4 présentations

• 
  15h30 - 15h55

  New Steiner travelling salesman problem formulation and its location extension

  • Jessica Rodríguez Pereira, prés., HEC Montréal
  • Elena Fernandez, Universitat Politècnica de Catalunya
  • Gilbert Laporte, HEC Montréal
  • Enrique Benavent, Universidad de Valencia
  • Antonio Martinez-Sykora, Southampton Business School, University of Southampton, United Kingdom

  In this work we present a new compact formulation with two-index variables and an exact branch-and-cut algorithm for the Steiner Traveling Salesman Problem (STSP). We also study its location extension (LSTSP). Computational results obtained confirm the good performance of the algorithms. Instances with up to 500 vertices are solved optimally.

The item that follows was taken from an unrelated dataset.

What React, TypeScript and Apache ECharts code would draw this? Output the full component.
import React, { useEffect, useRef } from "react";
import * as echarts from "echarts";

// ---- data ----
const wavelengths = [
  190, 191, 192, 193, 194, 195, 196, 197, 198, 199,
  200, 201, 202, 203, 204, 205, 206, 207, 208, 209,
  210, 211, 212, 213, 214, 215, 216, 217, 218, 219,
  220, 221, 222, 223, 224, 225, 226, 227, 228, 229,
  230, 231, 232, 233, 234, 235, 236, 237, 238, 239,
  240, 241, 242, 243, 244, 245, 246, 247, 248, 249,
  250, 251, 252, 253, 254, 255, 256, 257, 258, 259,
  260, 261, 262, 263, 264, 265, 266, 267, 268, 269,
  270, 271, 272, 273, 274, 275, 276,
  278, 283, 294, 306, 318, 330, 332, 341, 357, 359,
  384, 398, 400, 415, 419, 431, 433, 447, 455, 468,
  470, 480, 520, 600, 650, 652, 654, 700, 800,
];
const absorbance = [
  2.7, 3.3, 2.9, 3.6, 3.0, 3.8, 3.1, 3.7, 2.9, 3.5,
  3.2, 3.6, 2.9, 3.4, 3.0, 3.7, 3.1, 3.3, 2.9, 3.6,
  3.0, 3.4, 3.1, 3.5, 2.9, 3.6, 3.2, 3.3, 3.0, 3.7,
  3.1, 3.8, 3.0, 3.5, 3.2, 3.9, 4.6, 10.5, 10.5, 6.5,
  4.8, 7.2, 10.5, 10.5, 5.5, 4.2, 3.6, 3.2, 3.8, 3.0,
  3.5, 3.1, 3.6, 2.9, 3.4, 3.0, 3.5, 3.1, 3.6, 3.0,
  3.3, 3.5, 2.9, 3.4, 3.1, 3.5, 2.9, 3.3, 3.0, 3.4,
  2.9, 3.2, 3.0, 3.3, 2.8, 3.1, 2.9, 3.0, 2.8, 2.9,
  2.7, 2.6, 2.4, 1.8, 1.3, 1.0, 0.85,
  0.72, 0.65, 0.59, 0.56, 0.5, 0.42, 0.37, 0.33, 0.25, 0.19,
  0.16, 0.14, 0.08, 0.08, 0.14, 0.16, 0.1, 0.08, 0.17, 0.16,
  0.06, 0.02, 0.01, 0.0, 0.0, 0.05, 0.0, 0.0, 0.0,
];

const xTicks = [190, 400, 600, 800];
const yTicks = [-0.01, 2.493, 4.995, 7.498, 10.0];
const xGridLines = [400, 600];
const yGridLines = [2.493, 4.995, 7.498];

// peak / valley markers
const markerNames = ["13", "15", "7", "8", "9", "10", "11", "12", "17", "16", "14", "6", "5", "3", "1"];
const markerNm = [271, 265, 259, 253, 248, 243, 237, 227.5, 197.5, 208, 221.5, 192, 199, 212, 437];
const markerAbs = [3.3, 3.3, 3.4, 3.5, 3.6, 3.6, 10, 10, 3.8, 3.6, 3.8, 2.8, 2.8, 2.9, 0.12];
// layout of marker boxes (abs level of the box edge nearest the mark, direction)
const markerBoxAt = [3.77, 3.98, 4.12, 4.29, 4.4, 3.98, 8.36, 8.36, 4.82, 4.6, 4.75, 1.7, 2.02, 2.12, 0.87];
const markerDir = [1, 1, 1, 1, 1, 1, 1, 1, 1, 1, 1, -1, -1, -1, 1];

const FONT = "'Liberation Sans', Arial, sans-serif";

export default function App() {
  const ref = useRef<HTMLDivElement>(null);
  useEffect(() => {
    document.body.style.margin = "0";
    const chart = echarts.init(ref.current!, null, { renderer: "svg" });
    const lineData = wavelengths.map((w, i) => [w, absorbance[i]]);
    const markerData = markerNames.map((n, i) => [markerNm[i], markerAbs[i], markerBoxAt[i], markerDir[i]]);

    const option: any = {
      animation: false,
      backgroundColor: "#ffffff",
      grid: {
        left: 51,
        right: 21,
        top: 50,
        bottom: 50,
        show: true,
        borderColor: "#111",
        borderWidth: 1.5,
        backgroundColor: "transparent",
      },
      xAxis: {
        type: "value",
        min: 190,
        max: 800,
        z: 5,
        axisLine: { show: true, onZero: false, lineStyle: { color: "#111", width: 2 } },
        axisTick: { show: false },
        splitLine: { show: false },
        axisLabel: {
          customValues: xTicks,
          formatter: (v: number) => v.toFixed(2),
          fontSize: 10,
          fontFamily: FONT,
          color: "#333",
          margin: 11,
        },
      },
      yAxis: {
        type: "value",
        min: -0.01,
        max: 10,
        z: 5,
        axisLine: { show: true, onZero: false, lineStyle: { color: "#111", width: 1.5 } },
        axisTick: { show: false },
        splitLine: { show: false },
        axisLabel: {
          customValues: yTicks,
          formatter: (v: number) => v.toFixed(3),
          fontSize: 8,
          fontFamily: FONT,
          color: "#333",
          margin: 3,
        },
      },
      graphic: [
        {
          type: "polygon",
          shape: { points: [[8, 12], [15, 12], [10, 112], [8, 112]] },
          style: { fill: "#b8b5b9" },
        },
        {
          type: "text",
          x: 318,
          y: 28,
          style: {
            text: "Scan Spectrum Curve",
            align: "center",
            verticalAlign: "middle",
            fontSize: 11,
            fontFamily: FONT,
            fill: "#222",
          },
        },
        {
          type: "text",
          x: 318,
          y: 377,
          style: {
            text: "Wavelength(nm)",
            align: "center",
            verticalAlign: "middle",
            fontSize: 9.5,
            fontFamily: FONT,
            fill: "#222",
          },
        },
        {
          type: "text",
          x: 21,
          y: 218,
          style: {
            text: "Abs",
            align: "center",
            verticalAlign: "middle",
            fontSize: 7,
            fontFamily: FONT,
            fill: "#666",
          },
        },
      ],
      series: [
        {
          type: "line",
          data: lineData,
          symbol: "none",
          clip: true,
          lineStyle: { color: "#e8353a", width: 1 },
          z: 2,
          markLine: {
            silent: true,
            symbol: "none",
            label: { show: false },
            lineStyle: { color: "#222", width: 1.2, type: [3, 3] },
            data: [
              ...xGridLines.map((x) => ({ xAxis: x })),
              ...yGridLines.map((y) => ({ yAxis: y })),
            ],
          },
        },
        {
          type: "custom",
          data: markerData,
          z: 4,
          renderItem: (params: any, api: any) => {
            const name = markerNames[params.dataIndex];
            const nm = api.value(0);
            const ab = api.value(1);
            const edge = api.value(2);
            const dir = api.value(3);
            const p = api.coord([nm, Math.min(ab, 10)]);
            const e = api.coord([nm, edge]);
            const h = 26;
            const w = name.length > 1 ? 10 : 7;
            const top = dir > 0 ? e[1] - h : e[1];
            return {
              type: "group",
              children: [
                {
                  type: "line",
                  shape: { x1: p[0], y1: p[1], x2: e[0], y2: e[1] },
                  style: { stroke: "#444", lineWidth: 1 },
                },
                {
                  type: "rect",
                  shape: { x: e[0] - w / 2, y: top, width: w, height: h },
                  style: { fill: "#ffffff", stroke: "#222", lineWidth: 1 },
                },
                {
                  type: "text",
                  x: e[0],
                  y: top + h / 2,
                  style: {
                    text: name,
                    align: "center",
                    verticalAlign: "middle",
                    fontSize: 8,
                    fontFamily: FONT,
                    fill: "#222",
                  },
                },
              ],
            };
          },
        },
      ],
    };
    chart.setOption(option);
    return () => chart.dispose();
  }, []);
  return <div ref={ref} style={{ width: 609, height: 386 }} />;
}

  Keywords: Steiner Traveling Salesman Problem; integer linear programming; branch-and-cut
• 
  15h55 - 16h20

  A flexible natural formulation for the network design problem with vulnerability constraints

  • Okan Arslan, prés., GERAD, HEC Montréal
  • Ola Jabali, Politecnico di Milano
  • Gilbert Laporte, HEC Montréal

  Given a graph, a set of origin-destination (OD) pairs with communication requirements and an integer k, the network design problem with vulnerability constraints (NDPVC) is to identify a subgraph with the minimum total edge costs such that between each OD pair, there exist a hop-constrained primary path, and a hop-constrained backup path after any k-1 edges of the graph fail. We develop a natural formulation based on the notion of length-bounded cuts. Experimental results show that for single edge failures, our formulation increases the number of solved benchmark instances from 61% to over 95%. Our formulation also efficiently solves the NDPVC for multi-edge failures (k≥3).
• 
  16h20 - 16h45

  On strengthening the RLT relaxations of mixed 0-1 polynomial programs

  • Franklin Djeumou Fomeni, prés., ESG-UQAM (CIRRELT)
  • Konstantinos Kaparis, Athens University of Economics and Business
  • Adam Letchford, Lancaster University

  We present a procedure that generates strong cutting planes at any given relaxation level of the RLT hierarchy, by optimally weakening linear inequalities that are valid at any given higher RLT level. We also show that in some particular cases, the cutting planes are facets defining. Computational results will be discussed.
• 
  16h45 - 17h10

  A comparison of different mathematical programming formulations for strategical cargo planification

  • Nabil Ouakil, prés., GERAD
  • Patrick Munroe, GERAD - Polytechnique Montréal
  • Francois Soumis, GERAD et Polytechnique

  Cargo companies, just like any other company, are striving to do better and be more profitable. In order to do so, this continuous improvement has to include strategic decisions about evaluating and adapting the network, the company has to study the optimal shipment of the forcasted demand in the network for the following season. Given a set of demands to be transported from origins to destinations and a set of flights, the objective is to deliver the freight to destination through the network as efficiently as possible. However, operations are constrained by the physical characteristics of the infrastructure and the operational policies of the airports. To this end, we describe three different formulations of the problem and their implementations.